The Stripey Site

Technical Details

Here’s the information on how this site was created.

Software

All the webpages were created ‘by hand’ using Vim. I’ve tried assorted HTML editors but none of them seem to help the process, several of them hinder it, most produce code that is nowhere near valid HTML, and some give the impression of adding superfluous tags at random. Vim, customized appropriately and with a few HTML macros is definitely the way forward.

The graphics (all both of them) were created with The Gimp. The stripes I drew free-hand; it took a few attempts and a little bit of tweaking to get them to tile neatly, then it was trivial to edit the colours for the different sections. The logo went through a few filters to create the soft outline effect.

File Types

Using style sheets gives greater control over the appearance, and keeps the HTML cleaner as well. The disadvantage is that it isn’t supported at all in older browsers. I decided not even to try to render the Stripey ‘image’ in such browsers, partly because some things just can’t be done and partly because it makes the HTML much messier, having to insert colour change tags whenever using a heading, etc.

I felt it was better to make sure that there was no colour information at all in the HTML file, so that without style sheets the pages get rendered entirely in the user’s default colours. This is vastly preferable to a half-way situation which can lead to things like text being in a colour defined in the webpage but against the user’s default background, which could be anything.

For this reason, the background stripes are defined in CSS rather than in each pages’s <Body> tag (and people without CSS browsers will be wondering what all this mention of stripes has to do with anything). It looks OK without CSS; it’s very 1995, but cos the headings have heading tags around them, etc none of the information is lost despite the rather boring appearance.

For (non-photographic) images, png is a better file format than gif. Unfortunately png isn’t supported in older browsers either, so I’ve compromised: the site logo is a gif cos it’d look really odd to have an ‘error’ icon in the corner of each page. However all the background stripes are pngs, on the basis that browsers new enough to understand CSS tend to have png support (and if a browser doesn’t do CSS, then it doesn’t really matter what format is used for the files that it isn’t going to access!)

Browser Compatibility

I wanted a fairly simple site, nothing too flashy, none of this using graphics for text or borders that have to line up exactly or anything: I just wanted normal-sized text in reasonable positions, for it to respect users who have purposefully adjusted their settings to have smaller- or larger-than-average text, and for all the information to be accessible in any browser, including Lynx.

Until I started, I didn’t think that was a particularly demanding set of requirements. Now that I’ve just about met them, I’m amazed how many little things browsers can do differently to each other.

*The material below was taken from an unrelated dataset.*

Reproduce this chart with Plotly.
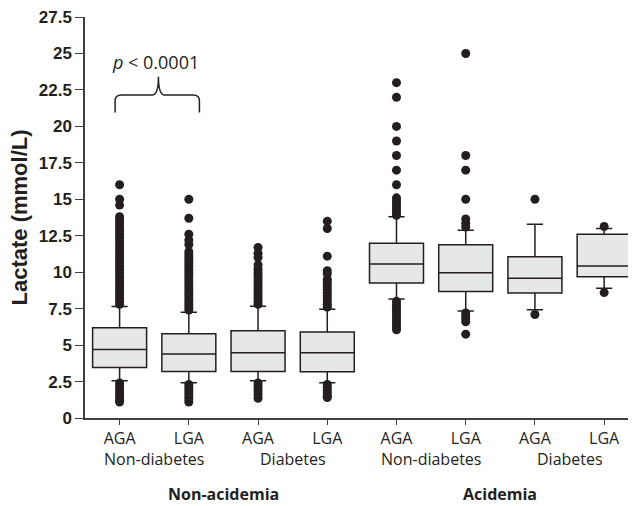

Just getting body text to be a sensible size was a major problem. At one point I gave up, then had a brainwave which involves getting bugs in Navigator and IE to cancel each other out. I also encountered an absurd problem with bullets that I still haven’t worked out yet (and I avoided by replacing round bullets with little chevron things), and it seems there’s quite an art to placing tags so as to induce line breaks in the Lynx version without affecting the display in graphical browsers.

When I get some time I’m planning on writing up the experience.